To optimize CIF, we can:
- Derive some information for the given composite pointcut on the basis of its primitive pointcuts at the aspect parsing stage. For instance, we can say that the given composite pointcut is disjunction of just primitive pointcuts on function calls. Then when we will analyze some join point that isn't a function call we will be able quickly understand whether the given composite pointcut can match it or not. With careful aspect developing (e.g. if one will combine all similar primitive pointcuts together with help of disjunction) it will speed up CIF essentially.
- Analyze join points distribution. I guess that the most of join points are related with variable manipulations. But we haven't models that use set and get poincuts (as well as other associated with variable manipulations)! Thus we can simply omit analysis of variable manipulations in CIF (conditionally). However this approach may be absolutely useless if one will use at least one set or get pointcut in general kernel model that will be included in each rule model.
- Use both these optimizations.
Files
Updated by Evgeny Novikov about 11 years ago
- File 0123.aspect.i.bz2 added
- File cpcihp_zt5550.c.macroinstrumented.bz2 cpcihp_zt5550.c.macroinstrumented.bz2 added
Ilya Shchepetkov detected one more example of very slow work of Aspectator.

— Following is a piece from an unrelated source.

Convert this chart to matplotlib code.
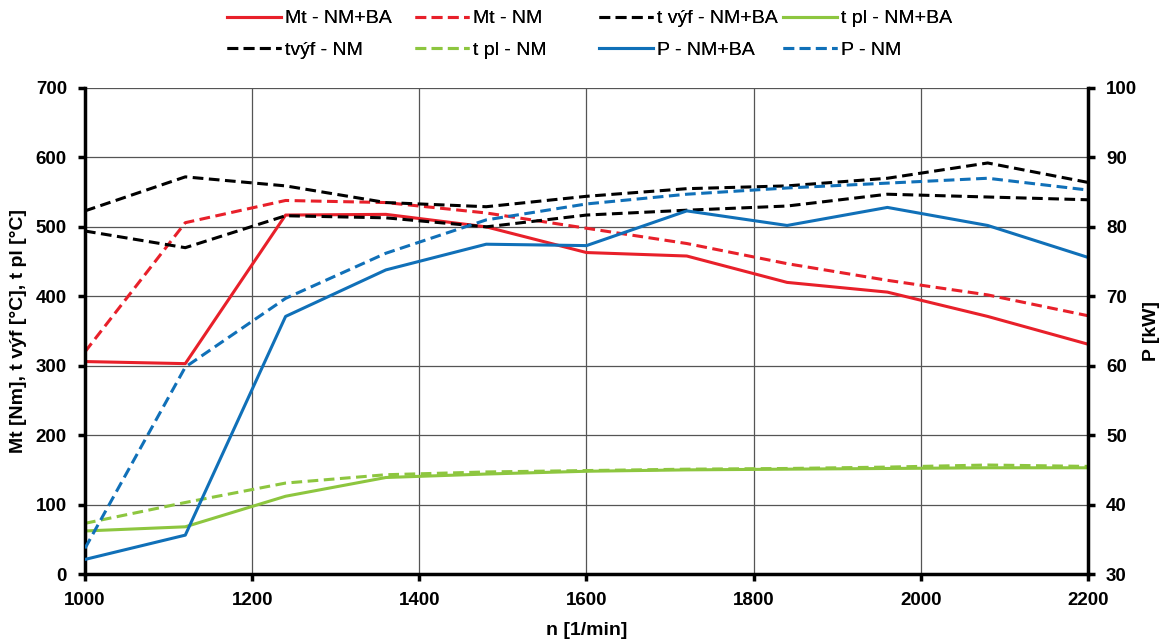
import matplotlib.pyplot as plt

plt.rcParams['font.family'] = ['Liberation Sans', 'DejaVu Sans']

n = [1000, 1120, 1240, 1360, 1480, 1600, 1720, 1840, 1960, 2080, 2200]

mt_nmba = [306, 303, 517, 518, 500, 463, 458, 420, 406, 371, 331]
mt_nm = [320, 506, 538, 535, 520, 498, 476, 447, 423, 402, 372]
tvyf_nmba = [494, 470, 516, 513, 500, 517, 524, 530, 547, 543, 539]
tvyf_nm = [523, 572, 559, 535, 529, 544, 555, 559, 570, 592, 564]
tpl_nmba = [62, 68, 112, 139, 144, 148, 150, 151, 152, 153, 153]
tpl_nm = [73, 103, 131, 143, 147, 149, 151, 152, 154, 157, 155]
p_nmba = [32.1, 35.6, 67.1, 73.8, 77.5, 77.3, 82.3, 80.2, 82.8, 80.2, 75.6]
p_nm = [33.7, 59.8, 69.7, 76.2, 81.0, 83.3, 84.7, 85.6, 86.3, 87.0, 85.3]

RED = '#E8202A'
GREEN = '#8DC63F'
BLUE = '#1070B8'
lw = 2.2
dash = (0, (3.5, 1.8))

fig = plt.figure(figsize=(11.69, 6.39), dpi=100)
ax = fig.add_axes([0.0727, 0.1017, 0.858, 0.7606])
ax2 = ax.twinx()

l1, = ax.plot(n, mt_nmba, color=RED, lw=lw, label='Mt - NM+BA')
l2, = ax.plot(n, mt_nm, color=RED, lw=lw, ls=dash, label='Mt - NM')
l3, = ax.plot(n, tvyf_nmba, color='black', lw=lw, ls=dash, label='t výf - NM+BA')
l4, = ax.plot(n, tpl_nmba, color=GREEN, lw=lw, label='t pl - NM+BA')
l5, = ax.plot(n, tvyf_nm, color='black', lw=lw, ls=dash, label='tvýf - NM')
l6, = ax.plot(n, tpl_nm, color=GREEN, lw=lw, ls=dash, label='t pl - NM')
l7, = ax2.plot(n, p_nmba, color=BLUE, lw=lw, label='P - NM+BA')
l8, = ax2.plot(n, p_nm, color=BLUE, lw=lw, ls=dash, label='P - NM')

ax.set_xlim(1000, 2200)
ax.set_ylim(0, 700)
ax2.set_ylim(30, 100)
ax.set_xticks(range(1000, 2201, 200))
ax.set_yticks(range(0, 701, 100))
ax2.set_yticks(range(30, 101, 10))
ax.grid(True, color='#555555', lw=0.9)

for a in (ax, ax2):
    a.spines['top'].set_visible(False)
    for s in ('left', 'right', 'bottom'):
        a.spines[s].set_linewidth(2.5)
    a.tick_params(width=2.5, length=5, labelsize=13.5, pad=8)
    for t in a.get_xticklabels() + a.get_yticklabels():
        t.set_fontweight('bold')
ax.spines['right'].set_visible(False)
ax2.spines['left'].set_visible(False)
ax2.spines['bottom'].set_visible(False)

ax.set_xlabel('n [1/min]', fontsize=14, fontweight='bold', labelpad=9)
ax.set_ylabel('Mt [Nm], t výf [°C], t pl [°C]', fontsize=14, fontweight='bold', labelpad=6)
ax2.set_ylabel('P [kW]', fontsize=14, fontweight='bold', labelpad=4)

# Excel-style legend: equal column widths, so one legend per column
columns = [(l1, l5), (l2, l6), (l3, l7), (l4, l8)]
col_x = [217, 405, 589, 773]
for x, hs in zip(col_x, columns):
    leg = fig.legend(handles=list(hs), labels=[h.get_label() for h in hs],
                     loc='upper left', bbox_to_anchor=(x / 1169, 1.0),
                     frameon=False, fontsize=14, handlelength=2.8,
                     handletextpad=0.2, labelspacing=0.7, borderpad=0)
    fig.add_artist(leg)

fig.savefig('out.png', dpi=100)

Corresponding files were attached.
Updated by Evgeny Novikov almost 11 years ago
- File 0123.aspect.i.tar.xz 0123.aspect.i.tar.xz added
Add non broken aspect file.
Updated by Ilya Shchepetkov almost 11 years ago
- File callgrind.out.4746 callgrind.out.4746 added
- Status changed from New to Open
- Assignee changed from Evgeny Novikov to Ilya Shchepetkov
Added file with some profile information.
Updated by Ilya Shchepetkov almost 11 years ago
In feature-3291 branch I speeded up aspectator's work in case of large generated aspects (like one with might_sleep functions). However, I believe the work is far from complete.

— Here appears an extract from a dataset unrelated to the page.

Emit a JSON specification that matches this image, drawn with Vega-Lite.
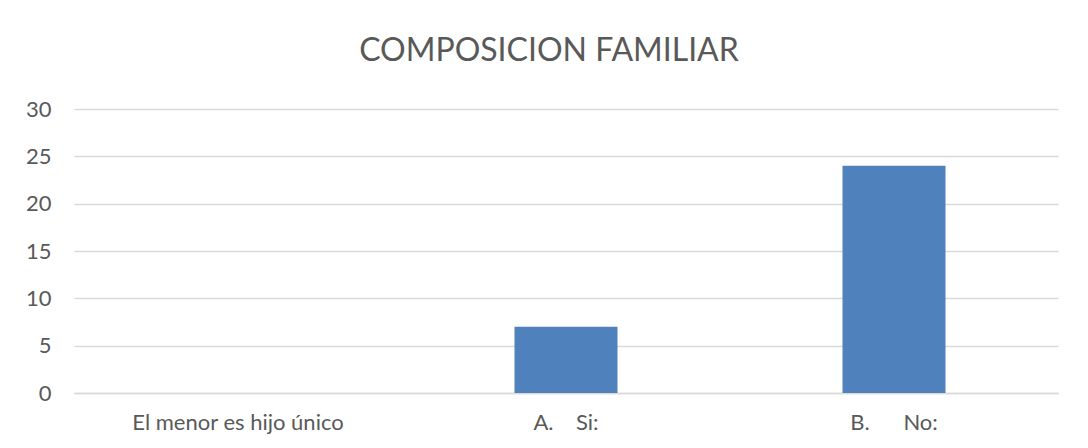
{
  "$schema": "https://vega.github.io/schema/vega-lite/v6.json",
  "autosize": {"type": "none"},
  "width": 984,
  "height": 284,
  "padding": {"left": 74, "top": 109, "right": 30, "bottom": 55},
  "background": "white",
  "title": {
    "text": "COMPOSICION FAMILIAR",
    "font": "Lato",
    "fontSize": 32,
    "fontWeight": "normal",
    "color": "#595959",
    "anchor": "middle",
    "dx": -17,
    "offset": 30
  },
  "data": {
    "values": [
      {"categoria": "El menor es hijo único", "valor": 0},
      {"categoria": "A.\u00a0\u00a0\u00a0\u00a0Si:", "valor": 7},
      {"categoria": "B.\u00a0\u00a0\u00a0\u00a0\u00a0\u00a0No:", "valor": 24}
    ]
  },
  "mark": {"type": "bar", "color": "#4F81BD"},
  "encoding": {
    "x": {
      "field": "categoria",
      "type": "nominal",
      "sort": null,
      "scale": {"paddingInner": 0.686, "paddingOuter": 0.343},
      "axis": {
        "title": null,
        "labelAngle": 0,
        "labelFont": "Lato",
        "labelFontSize": 22,
        "labelLimit": 0,
        "labelColor": "#595959",
        "labelPadding": 19,
        "ticks": false,
        "domain": true,
        "domainColor": "#D9D9D9",
        "domainWidth": 1.5
      }
    },
    "y": {
      "field": "valor",
      "type": "quantitative",
      "scale": {"domain": [0, 30]},
      "axis": {
        "title": null,
        "values": [0, 5, 10, 15, 20, 25, 30],
        "labelFont": "Lato",
        "labelFontSize": 22,
        "labelColor": "#595959",
        "labelPadding": 23,
        "ticks": false,
        "domain": false,
        "gridColor": "#D9D9D9",
        "gridWidth": 1.5
      }
    }
  },
  "config": {
    "view": {"stroke": null}
  }
}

Updated by Evgeny Novikov almost 11 years ago
People optimizes compilers for decades, but still has TODOs. Aspectator is a compiler, so don't worry!
Updated by Evgeny Novikov over 10 years ago
Actually, to resolve this feature request we just need to check whether your optimizations work for 119_1a specification. And if so it can be closed after merge to the mainline branch.

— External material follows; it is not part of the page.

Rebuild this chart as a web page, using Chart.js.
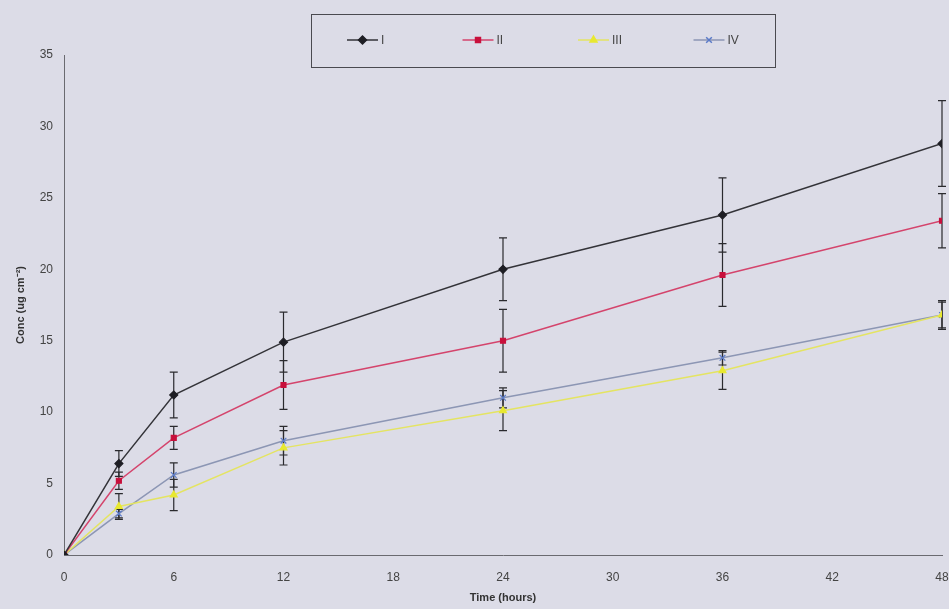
<!DOCTYPE html>
<html>
<head>
<meta charset="utf-8">
<script src="https://cdn.jsdelivr.net/npm/chart.js@4"></script>
<style>
  html, body { margin:0; padding:0; background:#dcdce7; }
  #wrap { width:949px; height:609px; position:relative; }
</style>
</head>
<body>
<div id="wrap"><canvas id="chartConc"></canvas></div>
<script>
// ── Datos ─────────────────────────────────────────────────────────────────────
const TIEMPOS = [0, 3, 6, 12, 24, 36, 48];
const X_TICKS = [0, 6, 12, 18, 24, 30, 36, 42, 48];

const SERIES = ['I', 'II', 'III', 'IV'];
const CONC_I   = [0, 6.4, 11.2, 14.9, 20.0, 23.8, 28.8];
const CONC_II  = [0, 5.2, 8.2, 11.9, 15.0, 19.6, 23.4];
const CONC_III = [0, 3.4, 4.2, 7.5, 10.1, 12.9, 16.8];
const CONC_IV  = [0, 2.9, 5.6, 8.0, 11.0, 13.8, 16.8];

const ERR_I   = [0, 0.9, 1.6, 2.1, 2.2, 2.6, 3.0];
const ERR_II  = [0, 0.6, 0.8, 1.7, 2.2, 2.2, 1.9];
const ERR_III = [0, 0.9, 1.1, 1.2, 1.4, 1.3, 1.0];
const ERR_IV  = [0, 0.3, 0.85, 1.0, 0.7, 0.5, 0.9];

const FONT = 'Liberation Sans, Arial, sans-serif';
const bg = '#dcdce7';

const toXY = arr => arr.map((v, i) => ({ x: TIEMPOS[i], y: v }));

const datasets = [
    { label:SERIES[0], data:toXY(CONC_I),   err:ERR_I,   borderColor:'#333338', backgroundColor:'#1e1e24', pointStyle:'rectRot',  pointRadius:4,   lineColor:'#333338' },
    { label:SERIES[1], data:toXY(CONC_II),  err:ERR_II,  borderColor:'#d4446c', backgroundColor:'#c8103c', pointStyle:'rect',     pointRadius:3.5, lineColor:'#d4446c' },
    { label:SERIES[2], data:toXY(CONC_III), err:ERR_III, borderColor:'#e4e462', backgroundColor:'#e8e830', pointStyle:'triangle', pointRadius:4,   lineColor:'#e4e462' },
    { label:SERIES[3], data:toXY(CONC_IV),  err:ERR_IV,  borderColor:'#8c96b4', backgroundColor:'#5a7ac8', pointStyle:'crossRot', pointRadius:4,   lineColor:'#8c96b4' }
].map(d => Object.assign(d, {
    borderWidth:1.5, pointBorderColor:d.backgroundColor, pointBorderWidth:1.2, tension:0, fill:false
}));

// ── Plugins ───────────────────────────────────────────────────────────────────
const fondo = { id:'fondo', beforeDraw(chart) {
    const {ctx} = chart;
    ctx.save();
    ctx.fillStyle = bg;
    ctx.fillRect(0, 0, chart.width, chart.height);
    ctx.restore();
}};

const barrasError = { id:'barrasError', beforeDatasetsDraw(chart) {
    const {ctx, scales:{x, y}} = chart;
    ctx.save();
    ctx.strokeStyle = '#2a2a2e';
    ctx.lineWidth = 1.2;
    chart.data.datasets.forEach(ds => {
        ds.data.forEach((p, i) => {
            const e = ds.err[i];
            if (!e) return;
            const px = x.getPixelForValue(p.x);
            const top = y.getPixelForValue(p.y + e);
            const bot = y.getPixelForValue(p.y - e);
            ctx.beginPath();
            ctx.moveTo(px, top); ctx.lineTo(px, bot);
            ctx.moveTo(px - 4, top); ctx.lineTo(px + 4, top);
            ctx.moveTo(px - 4, bot); ctx.lineTo(px + 4, bot);
            ctx.stroke();
        });
    });
    ctx.restore();
}};

const leyenda = { id:'leyenda', afterDraw(chart) {
    const {ctx} = chart;
    ctx.save();
    ctx.strokeStyle = '#4a4a50';
    ctx.lineWidth = 1;
    ctx.strokeRect(311.5, 14.5, 464, 53);
    const cy = 40;
    chart.data.datasets.forEach((ds, i) => {
        const x0 = 347 + i * 115.5;
        ctx.strokeStyle = ds.lineColor;
        ctx.lineWidth = 1.5;
        ctx.beginPath(); ctx.moveTo(x0, cy); ctx.lineTo(x0 + 31, cy); ctx.stroke();
        ctx.fillStyle = ds.backgroundColor;
        ctx.strokeStyle = ds.backgroundColor;
        Chart.helpers.drawPoint(ctx, {
            pointStyle: ds.pointStyle, radius: ds.pointRadius, rotation: 0, borderWidth: 1.2
        }, x0 + 15.5, cy);
        ctx.fillStyle = '#444';
        ctx.font = '12px ' + FONT;
        ctx.textAlign = 'left';
        ctx.textBaseline = 'middle';
        ctx.fillText(ds.label, x0 + 34, cy + 1);
    });
    ctx.restore();
}};

// ── Gráfica ───────────────────────────────────────────────────────────────────
new Chart(document.getElementById('chartConc'), {
    type:'line',
    data:{ datasets },
    options:{
        responsive:true, maintainAspectRatio:false, animation:false,
        layout:{ padding:{ top:55, right:7, left:0, bottom:0 } },
        plugins:{ legend:{display:false}, tooltip:{enabled:false} },
        scales:{
            x:{
                type:'linear', min:0, max:48,
                afterBuildTicks: s => { s.ticks = X_TICKS.map(v => ({ value:v })); },
                afterFit: s => { s.height = 54; s.paddingRight = 0; s.paddingLeft = 0; },
                grid:{ display:false, drawTicks:true, tickLength:5, tickColor:'#6a6a70' },
                border:{ color:'#6a6a70', width:1 },
                ticks:{ font:{ size:12, family:FONT }, color:'#444', padding:10, maxRotation:0 },
                title:{ display:true, text:'Time (hours)', font:{ size:11, weight:'bold', family:FONT }, color:'#333', padding:{ top:2 } }
            },
            y:{
                min:0, max:35,
                ticks:{ stepSize:5, font:{ size:12, family:FONT }, color:'#444', padding:6 },
                afterFit: s => { s.width = 64; },
                grid:{ display:false, drawTicks:true, tickLength:5, tickColor:'#6a6a70' },
                border:{ color:'#6a6a70', width:1 },
                title:{ display:true, text:'Conc (ug cm\u207B\u00B2)', font:{ size:11, weight:'bold', family:FONT }, color:'#333', padding:{ top:14, bottom:0 } }
            }
        }
    },
    plugins:[fondo, barrasError, leyenda]
});
</script>
</body>
</html>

Other optimizations should be treated in other feature requests.
Updated by Evgeny Novikov over 10 years ago
- Status changed from Open to Resolved
Unfortunately mentioned tests weren't performed, so don't close the issue although code was merged to master in d1a3cd1.
Updated by Evgeny Novikov over 10 years ago
- Assignee changed from Ilya Shchepetkov to Evgeny Novikov
Updated by Ilya Shchepetkov over 10 years ago
- Status changed from Resolved to Closed
Fortunately mentioned tests were performed. 119_1a specification works fine.
Updated by Evgeny Novikov over 10 years ago
- Assignee changed from Evgeny Novikov to Ilya Shchepetkov
You did it! But what about #3323?